BEGIN GIVEN MATERIAL
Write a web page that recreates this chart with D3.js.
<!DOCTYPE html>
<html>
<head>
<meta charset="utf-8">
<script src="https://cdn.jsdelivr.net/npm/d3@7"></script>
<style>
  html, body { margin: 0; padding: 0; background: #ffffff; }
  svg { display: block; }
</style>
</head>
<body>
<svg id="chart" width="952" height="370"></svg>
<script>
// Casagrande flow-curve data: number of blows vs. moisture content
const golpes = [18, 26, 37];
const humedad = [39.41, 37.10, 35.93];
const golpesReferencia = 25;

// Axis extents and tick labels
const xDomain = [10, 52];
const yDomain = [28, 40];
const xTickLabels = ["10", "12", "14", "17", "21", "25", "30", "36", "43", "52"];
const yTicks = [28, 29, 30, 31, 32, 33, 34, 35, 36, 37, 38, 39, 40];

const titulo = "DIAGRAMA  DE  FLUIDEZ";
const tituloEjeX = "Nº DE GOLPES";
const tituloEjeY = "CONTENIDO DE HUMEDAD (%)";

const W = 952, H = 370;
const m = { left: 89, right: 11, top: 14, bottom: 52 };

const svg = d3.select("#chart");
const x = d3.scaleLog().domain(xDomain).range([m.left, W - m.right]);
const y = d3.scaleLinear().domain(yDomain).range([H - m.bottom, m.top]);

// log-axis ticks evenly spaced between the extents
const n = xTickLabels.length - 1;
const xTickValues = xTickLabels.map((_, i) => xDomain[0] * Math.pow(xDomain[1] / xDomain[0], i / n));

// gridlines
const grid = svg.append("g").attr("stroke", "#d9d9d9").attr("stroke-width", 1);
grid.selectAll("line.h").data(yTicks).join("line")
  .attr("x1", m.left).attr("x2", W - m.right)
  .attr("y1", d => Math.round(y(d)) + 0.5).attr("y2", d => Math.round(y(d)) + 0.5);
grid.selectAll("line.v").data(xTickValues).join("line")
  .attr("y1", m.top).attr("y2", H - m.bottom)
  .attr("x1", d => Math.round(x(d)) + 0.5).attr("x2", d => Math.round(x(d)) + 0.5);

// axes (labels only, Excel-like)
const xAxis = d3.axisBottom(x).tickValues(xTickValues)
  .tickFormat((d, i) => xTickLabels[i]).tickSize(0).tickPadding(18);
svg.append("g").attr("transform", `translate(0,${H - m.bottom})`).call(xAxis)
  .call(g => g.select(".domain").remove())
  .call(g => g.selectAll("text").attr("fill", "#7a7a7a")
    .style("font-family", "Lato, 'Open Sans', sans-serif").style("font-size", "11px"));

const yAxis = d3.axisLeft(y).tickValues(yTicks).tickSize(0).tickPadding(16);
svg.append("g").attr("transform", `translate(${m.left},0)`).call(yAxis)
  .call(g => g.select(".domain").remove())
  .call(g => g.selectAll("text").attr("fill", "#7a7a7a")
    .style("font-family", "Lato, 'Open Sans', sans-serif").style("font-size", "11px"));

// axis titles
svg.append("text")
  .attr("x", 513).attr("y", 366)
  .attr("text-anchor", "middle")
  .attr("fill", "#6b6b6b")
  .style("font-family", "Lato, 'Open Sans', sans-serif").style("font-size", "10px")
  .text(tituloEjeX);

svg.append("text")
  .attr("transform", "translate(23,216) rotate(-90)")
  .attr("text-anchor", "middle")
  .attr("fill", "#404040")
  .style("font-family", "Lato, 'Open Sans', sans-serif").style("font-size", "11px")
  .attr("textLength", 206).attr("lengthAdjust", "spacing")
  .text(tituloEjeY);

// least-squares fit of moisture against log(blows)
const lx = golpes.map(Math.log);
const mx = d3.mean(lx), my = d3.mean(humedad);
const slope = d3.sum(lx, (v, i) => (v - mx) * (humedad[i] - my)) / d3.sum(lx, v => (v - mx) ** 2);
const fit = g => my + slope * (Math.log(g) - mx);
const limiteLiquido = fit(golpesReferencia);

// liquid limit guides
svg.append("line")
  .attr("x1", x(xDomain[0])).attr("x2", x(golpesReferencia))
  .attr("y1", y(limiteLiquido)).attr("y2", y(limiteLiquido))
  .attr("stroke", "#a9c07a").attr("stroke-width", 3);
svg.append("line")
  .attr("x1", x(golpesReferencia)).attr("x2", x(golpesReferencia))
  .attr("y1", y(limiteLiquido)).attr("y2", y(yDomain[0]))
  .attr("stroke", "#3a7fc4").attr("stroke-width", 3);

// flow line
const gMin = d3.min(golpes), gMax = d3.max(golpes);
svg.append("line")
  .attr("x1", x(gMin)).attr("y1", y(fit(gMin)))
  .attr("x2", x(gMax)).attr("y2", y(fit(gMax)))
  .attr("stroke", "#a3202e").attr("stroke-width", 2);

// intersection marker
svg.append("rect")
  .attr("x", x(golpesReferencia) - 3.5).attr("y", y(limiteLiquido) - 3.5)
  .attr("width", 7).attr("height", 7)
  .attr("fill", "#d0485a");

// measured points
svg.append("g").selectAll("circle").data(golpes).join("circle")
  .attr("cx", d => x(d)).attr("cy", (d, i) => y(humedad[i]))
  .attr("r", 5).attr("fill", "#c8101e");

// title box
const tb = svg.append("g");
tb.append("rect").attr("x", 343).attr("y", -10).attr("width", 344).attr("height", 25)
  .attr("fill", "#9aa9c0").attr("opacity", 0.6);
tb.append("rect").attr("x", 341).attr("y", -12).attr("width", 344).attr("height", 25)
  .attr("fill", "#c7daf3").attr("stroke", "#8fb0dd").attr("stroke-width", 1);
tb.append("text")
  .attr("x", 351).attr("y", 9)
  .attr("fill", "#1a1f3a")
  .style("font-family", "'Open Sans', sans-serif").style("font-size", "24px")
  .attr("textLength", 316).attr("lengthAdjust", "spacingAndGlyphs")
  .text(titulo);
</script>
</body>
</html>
END GIVEN MATERIAL
• **YOUR INSTRUCTIONS**
Exactly reproduce every line of the data above.

• **RESULT OF THE EXERCISE**
Write a web page that recreates this chart with D3.js.
<!DOCTYPE html>
<html>
<head>
<meta charset="utf-8">
<script src="https://cdn.jsdelivr.net/npm/d3@7"></script>
<style>
  html, body { margin: 0; padding: 0; background: #ffffff; }
  svg { display: block; }
</style>
</head>
<body>
<svg id="chart" width="952" height="370"></svg>
<script>
// Casagrande flow-curve data: number of blows vs. moisture content
const golpes = [18, 26, 37];
const humedad = [39.41, 37.10, 35.93];
const golpesReferencia = 25;

// Axis extents and tick labels
const xDomain = [10, 52];
const yDomain = [28, 40];
const xTickLabels = ["10", "12", "14", "17", "21", "25", "30", "36", "43", "52"];
const yTicks = [28, 29, 30, 31, 32, 33, 34, 35, 36, 37, 38, 39, 40];

const titulo = "DIAGRAMA  DE  FLUIDEZ";
const tituloEjeX = "Nº DE GOLPES";
const tituloEjeY = "CONTENIDO DE HUMEDAD (%)";

const W = 952, H = 370;
const m = { left: 89, right: 11, top: 14, bottom: 52 };

const svg = d3.select("#chart");
const x = d3.scaleLog().domain(xDomain).range([m.left, W - m.right]);
const y = d3.scaleLinear().domain(yDomain).range([H - m.bottom, m.top]);

// log-axis ticks evenly spaced between the extents
const n = xTickLabels.length - 1;
const xTickValues = xTickLabels.map((_, i) => xDomain[0] * Math.pow(xDomain[1] / xDomain[0], i / n));

// gridlines
const grid = svg.append("g").attr("stroke", "#d9d9d9").attr("stroke-width", 1);
grid.selectAll("line.h").data(yTicks).join("line")
  .attr("x1", m.left).attr("x2", W - m.right)
  .attr("y1", d => Math.round(y(d)) + 0.5).attr("y2", d => Math.round(y(d)) + 0.5);
grid.selectAll("line.v").data(xTickValues).join("line")
  .attr("y1", m.top).attr("y2", H - m.bottom)
  .attr("x1", d => Math.round(x(d)) + 0.5).attr("x2", d => Math.round(x(d)) + 0.5);

// axes (labels only, Excel-like)
const xAxis = d3.axisBottom(x).tickValues(xTickValues)
  .tickFormat((d, i) => xTickLabels[i]).tickSize(0).tickPadding(18);
svg.append("g").attr("transform", `translate(0,${H - m.bottom})`).call(xAxis)
  .call(g => g.select(".domain").remove())
  .call(g => g.selectAll("text").attr("fill", "#7a7a7a")
    .style("font-family", "Lato, 'Open Sans', sans-serif").style("font-size", "11px"));

const yAxis = d3.axisLeft(y).tickValues(yTicks).tickSize(0).tickPadding(16);
svg.append("g").attr("transform", `translate(${m.left},0)`).call(yAxis)
  .call(g => g.select(".domain").remove())
  .call(g => g.selectAll("text").attr("fill", "#7a7a7a")
    .style("font-family", "Lato, 'Open Sans', sans-serif").style("font-size", "11px"));

// axis titles
svg.append("text")
  .attr("x", 513).attr("y", 366)
  .attr("text-anchor", "middle")
  .attr("fill", "#6b6b6b")
  .style("font-family", "Lato, 'Open Sans', sans-serif").style("font-size", "10px")
  .text(tituloEjeX);

svg.append("text")
  .attr("transform", "translate(23,216) rotate(-90)")
  .attr("text-anchor", "middle")
  .attr("fill", "#404040")
  .style("font-family", "Lato, 'Open Sans', sans-serif").style("font-size", "11px")
  .attr("textLength", 206).attr("lengthAdjust", "spacing")
  .text(tituloEjeY);

// least-squares fit of moisture against log(blows)
const lx = golpes.map(Math.log);
const mx = d3.mean(lx), my = d3.mean(humedad);
const slope = d3.sum(lx, (v, i) => (v - mx) * (humedad[i] - my)) / d3.sum(lx, v => (v - mx) ** 2);
const fit = g => my + slope * (Math.log(g) - mx);
const limiteLiquido = fit(golpesReferencia);

// liquid limit guides
svg.append("line")
  .attr("x1", x(xDomain[0])).attr("x2", x(golpesReferencia))
  .attr("y1", y(limiteLiquido)).attr("y2", y(limiteLiquido))
  .attr("stroke", "#a9c07a").attr("stroke-width", 3);
svg.append("line")
  .attr("x1", x(golpesReferencia)).attr("x2", x(golpesReferencia))
  .attr("y1", y(limiteLiquido)).attr("y2", y(yDomain[0]))
  .attr("stroke", "#3a7fc4").attr("stroke-width", 3);

// flow line
const gMin = d3.min(golpes), gMax = d3.max(golpes);
svg.append("line")
  .attr("x1", x(gMin)).attr("y1", y(fit(gMin)))
  .attr("x2", x(gMax)).attr("y2", y(fit(gMax)))
  .attr("stroke", "#a3202e").attr("stroke-width", 2);

// intersection marker
svg.append("rect")
  .attr("x", x(golpesReferencia) - 3.5).attr("y", y(limiteLiquido) - 3.5)
  .attr("width", 7).attr("height", 7)
  .attr("fill", "#d0485a");

// measured points
svg.append("g").selectAll("circle").data(golpes).join("circle")
  .attr("cx", d => x(d)).attr("cy", (d, i) => y(humedad[i]))
  .attr("r", 5).attr("fill", "#c8101e");

// title box
const tb = svg.append("g");
tb.append("rect").attr("x", 343).attr("y", -10).attr("width", 344).attr("height", 25)
  .attr("fill", "#9aa9c0").attr("opacity", 0.6);
tb.append("rect").attr("x", 341).attr("y", -12).attr("width", 344).attr("height", 25)
  .attr("fill", "#c7daf3").attr("stroke", "#8fb0dd").attr("stroke-width", 1);
tb.append("text")
  .attr("x", 351).attr("y", 9)
  .attr("fill", "#1a1f3a")
  .style("font-family", "'Open Sans', sans-serif").style("font-size", "24px")
  .attr("textLength", 316).attr("lengthAdjust", "spacingAndGlyphs")
  .text(titulo);
</script>
</body>
</html>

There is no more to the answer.